EL CURSUS HONORUM
Hay veces en que la insolencia nos lleva a pensar que todo lo que se hizo en el pasado no fue sino un amago de algo mejor porque queremos imaginar que lo hemos perfeccionado en nuestros tiempos. Pero no, sin duda no es siempre así. Y es que lo habitual es que hayamos avanzado en las técnicas, pero no en la ética, en los conceptos, ni en los fundamentos.
Así en la Antigua Roma y desde casi 200 años antes de nuestro período contaban con una institución denominada “cursus honorum” (algo así como “la carrera del honor”) que consistía fundamentalmente en una especie de escuela para todos aquellos (casi siempre los nobles, todo hay que decirlo) que quisieran desempeñar algún cargo público. De esa forma y empezando desde abajo los futuros Padres de la Patria iban fogueándose por la experiencia directa y constante y a nadie se le ocurría ni imaginar que alguien sin conocimiento íntimo de estos temas pudiera desempeñar las más altas tareas de la República Romana.
Además, y en previsión de un síndrome conocido y del que nadie se libra, el orgullo, entre cargo importante y cargo importante se imponía un período de descanso. Para tomar perspectiva que solemos decir ahora.
De esta forma, para poder ejercer de edil (algo así como concejal en nuestros días, de ahí la palabra que usamos) te tenías que haber tirado más de un año y de dos desarrollando funciones similares en otros puestos que te otorgaban la capacitación necesaria para la relevante tarea que tenías por delante.
Si hablamos de algo parecido a lo que hoy sería Alcalde, Director Provincial de lo que sea o por ser exagerados Ministro (hablamos de equivalencias, repito), los pasos previos que tenías que haber dado eran muchos más y más complejos. Años aprendiendo de obras públicas, de llevar cuentas, de juzgar, de bregar con todo tipo de tareas... que no significa honradez absoluta, ni mucho menos, pero sí conocimiento de los temas con los que ibas a servir a la ciudadanía. “Servir a”, no “servirte de”. Que las preposiciones las carga el diablo.

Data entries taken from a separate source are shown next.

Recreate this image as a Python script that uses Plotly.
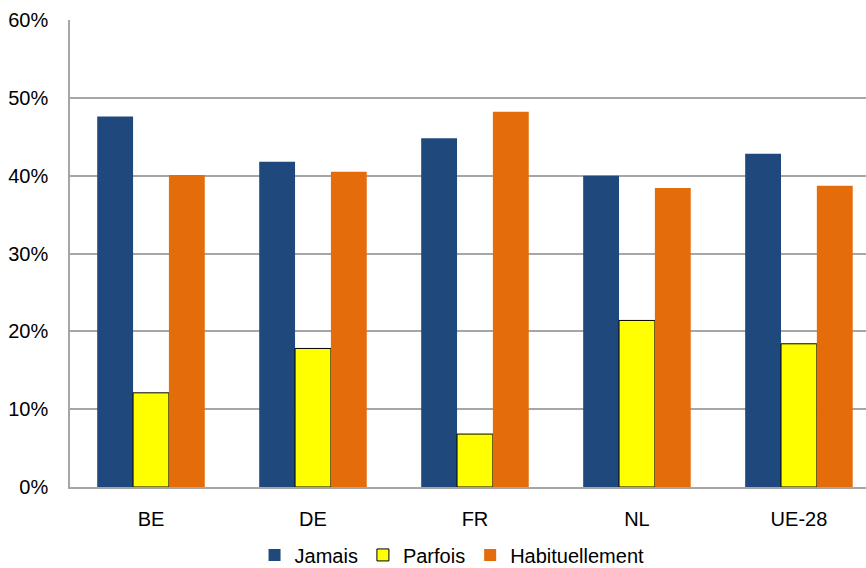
import plotly.graph_objects as go

categories = ["BE", "DE", "FR", "NL", "UE-28"]
jamais = [47.6, 41.8, 44.8, 40.0, 42.8]
parfois = [12.1, 17.8, 6.8, 21.4, 18.4]
habituellement = [40.1, 40.5, 48.2, 38.4, 38.7]
y_ticks = [0, 10, 20, 30, 40, 50, 60]

FONT = "Liberation Sans, Arial, sans-serif"

fig = go.Figure()
fig.add_trace(go.Bar(
    name="Jamais", x=categories, y=jamais,
    marker=dict(color="#1F497D", line=dict(width=0)),
))
fig.add_trace(go.Bar(
    name="Parfois", x=categories, y=parfois,
    marker=dict(color="#FFFF00", line=dict(color="#000000", width=1)),
))
fig.add_trace(go.Bar(
    name="Habituellement", x=categories, y=habituellement,
    marker=dict(color="#E46C0A", line=dict(width=0)),
))

fig.update_layout(
    width=866, height=568,
    margin=dict(l=70, r=0, t=20, b=81),
    paper_bgcolor="white", plot_bgcolor="white",
    barmode="group", bargap=0.336, bargroupgap=0,
    font=dict(family=FONT, size=20, color="#000000"),
    showlegend=True,
    legend=dict(
        orientation="h", xref="container", yref="container",
        x=0.522, xanchor="center", y=0.023, yanchor="middle",
        font=dict(size=20), itemwidth=30, tracegroupgap=0,
        bgcolor="rgba(0,0,0,0)",
    ),
)
fig.update_xaxes(
    range=[-0.5, 4.414], showgrid=False, showline=True,
    linecolor="#A6A6A6", linewidth=1.5, ticks="",
    ticklabelstandoff=13, tickfont=dict(size=20), automargin=False,
)
fig.update_yaxes(
    range=[0, 60], tickvals=y_ticks, ticktext=[f"{v}%" for v in y_ticks],
    showgrid=True, gridcolor="#A6A6A6", gridwidth=1.5,
    showline=True, linecolor="#A6A6A6", linewidth=1.5, ticks="",
    ticklabelstandoff=16, tickfont=dict(size=20), zeroline=False,
    automargin=False,
)

fig.write_html("out.html")
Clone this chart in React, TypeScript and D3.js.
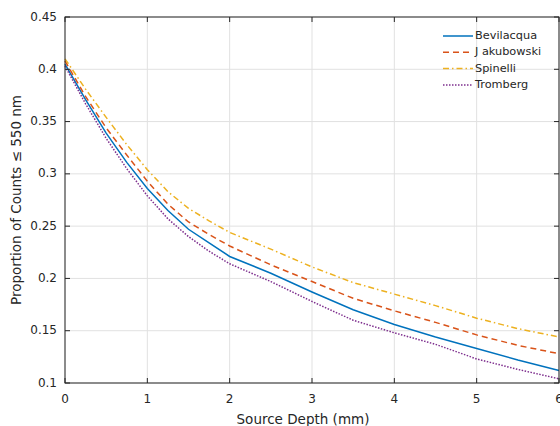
import React from "react";
import * as d3 from "d3";

const depths = [0, 0.25, 0.5, 0.75, 1, 1.25, 1.5, 1.75, 2, 2.5, 3, 3.5, 4, 4.5, 5, 5.5, 6];
const bevilacqua = [0.405, 0.371, 0.339, 0.311, 0.286, 0.265, 0.247, 0.234, 0.221, 0.205, 0.187, 0.170, 0.156, 0.144, 0.133, 0.122, 0.112];
const jakubowski = [0.408, 0.374, 0.344, 0.318, 0.293, 0.271, 0.254, 0.242, 0.231, 0.213, 0.197, 0.181, 0.169, 0.158, 0.146, 0.136, 0.128];
const spinelli = [0.410, 0.381, 0.354, 0.328, 0.304, 0.283, 0.267, 0.255, 0.244, 0.228, 0.211, 0.196, 0.185, 0.174, 0.162, 0.152, 0.144];
const tromberg = [0.403, 0.367, 0.334, 0.305, 0.279, 0.257, 0.240, 0.226, 0.214, 0.197, 0.178, 0.160, 0.148, 0.137, 0.123, 0.113, 0.104];

const seriesNames = ["Bevilacqua", "J akubowski", "Spinelli", "Tromberg"];
const xTicks = [0, 1, 2, 3, 4, 5, 6];
const yTicks = [0.1, 0.15, 0.2, 0.25, 0.3, 0.35, 0.4, 0.45];

const colors = ["#0072BD", "#D95319", "#EDB120", "#7E2F8E"];
const dashes = ["", "6,4", "6,3,1.5,3", "1.5,1.5"];

export default function App() {
  const W = 560, H = 426;
  const L = 65, R = 559, T = 17, B = 383;
  const x = d3.scaleLinear().domain([0, 6]).range([L, R]);
  const y = d3.scaleLinear().domain([0.1, 0.45]).range([B, T]);
  const all = [bevilacqua, jakubowski, spinelli, tromberg];
  const line = d3.line<number>().x((_, i) => x(depths[i])).y((d) => y(d));
  const font = "'DejaVu Sans', sans-serif";
  const axisColor = "#262626";
  const textColor = "#262626";
  const tick = 5;

  return (
    <svg width={W} height={H} style={{ position: "absolute", left: 0, top: 0 }} fontFamily={font}>
      <rect x={0} y={0} width={W} height={H} fill="#fff" />
      {/* grid */}
      {xTicks.map((t) => (
        <line key={"gx" + t} x1={x(t)} x2={x(t)} y1={T} y2={B} stroke="#e1e1e1" strokeWidth={1} />
      ))}
      {yTicks.map((t) => (
        <line key={"gy" + t} x1={L} x2={R} y1={y(t)} y2={y(t)} stroke="#e1e1e1" strokeWidth={1} />
      ))}
      {/* series */}
      {all.map((s, i) => (
        <path key={i} d={line(s) || ""} fill="none" stroke={colors[i]} strokeWidth={1.5}
          strokeDasharray={dashes[i] || undefined} />
      ))}
      {/* box */}
      <rect x={L} y={T} width={R - L} height={B - T} fill="none" stroke={axisColor} strokeWidth={1} />
      {/* ticks */}
      {xTicks.map((t) => (
        <g key={"tx" + t}>
          <line x1={x(t)} x2={x(t)} y1={B} y2={B - tick} stroke={axisColor} />
          <line x1={x(t)} x2={x(t)} y1={T} y2={T + tick} stroke={axisColor} />
          <text x={x(t)} y={399} fontSize={12} textAnchor="middle" dominantBaseline="middle" fill={textColor}>{t}</text>
        </g>
      ))}
      {yTicks.map((t) => (
        <g key={"ty" + t}>
          <line x1={L} x2={L + tick} y1={y(t)} y2={y(t)} stroke={axisColor} />
          <line x1={R} x2={R - tick} y1={y(t)} y2={y(t)} stroke={axisColor} />
          <text x={57} y={y(t)} fontSize={12} textAnchor="end" dominantBaseline="middle" fill={textColor}>{String(t)}</text>
        </g>
      ))}
      {/* axis labels */}
      <text x={(L + R) / 2 - 9} y={420} fontSize={13.5} textAnchor="middle" dominantBaseline="middle" fill={textColor}>Source Depth (mm)</text>
      <text transform={`translate(17, ${(T + B) / 2}) rotate(-90)`} fontSize={13.5} textAnchor="middle" dominantBaseline="middle" fill={textColor}>Proportion of Counts ≤ 550 nm</text>
      {/* legend */}
      {seriesNames.map((n, i) => (
        <g key={"lg" + i}>
          <line x1={443} x2={473} y1={36 + i * 16.3} y2={36 + i * 16.3} stroke={colors[i]} strokeWidth={1.5}
            strokeDasharray={dashes[i] || undefined} />
          <text x={475} y={36 + i * 16.3} fontSize={11.3} dominantBaseline="middle" fill={textColor}>{n}</text>
        </g>
      ))}
    </svg>
  );
}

Yendo a lo que mejor conocemos, a lo cotidiano, el equivalente al cursus honorum de la política española que sería, en el mejor de los casos, inexistente. La cualificación práctica para el ejercicio de la política no la dan la formación (cuando la tienen), la experiencia laboral (cuando la tienen) o la experiencia en cualquier otro campo de la vida, quién sabe, cooperación, ONGs, voluntariados, etc. (que nunca tienen). La capacitación la da el pertenecer a un partido político desde años, estar en la corriente adecuada en el momento justo, ser parte de la cuota territorial, tener, cómo no, el apellido idóneo o en algunos casos el linaje que te lleva desde la sangre de tus antepasados hasta exprimir la sangre de tus coetáneos (como ejemplo la familia Fabra lleva 150 años (no, no es una exageración) gobernando –por decirlo de alguna manera- Castellón).
Podríamos todos enumerar Parlamentarios autonómicos y estatales, Alcaldes, Ministros y hasta Presidentes del Gobierno que no tienen formación o que no han trabajado en su vida y a quienes no escogerían ni como presidentes de sus comunidades de vecinos si fueran los únicos candidatos. Pero han sido amparados en lo sacrosanto de unas listas y tocados por el correspondiente dedo divino, convalidador de incapacidades múltiples.
En cualquier caso, es obvio que el poseer formación o experiencia no garantiza la catadura moral, la capacidad de trabajo ni el carisma de cualquiera que se dedique a la política, pero tampoco es menos cierto que la carencia de esos requisitos mínimos es, cuanto menos, sospechosa y en ningún caso da pistas sobre la valía de la persona así adornada. O da demasiadas. Vamos que apesta.
Es decir, nuestra natural evolución en este aspecto –y en muchos otros- ha ido desde preparar en la realidad a los futuros gobernantes a abandonarnos a la nada más absoluta (salvo por el iphone y el coche oficial) con lo cual hemos acabado dando sentido a la famosa frase del Mayo francés: “La inteligencia me persigue, pero yo soy más rápido”.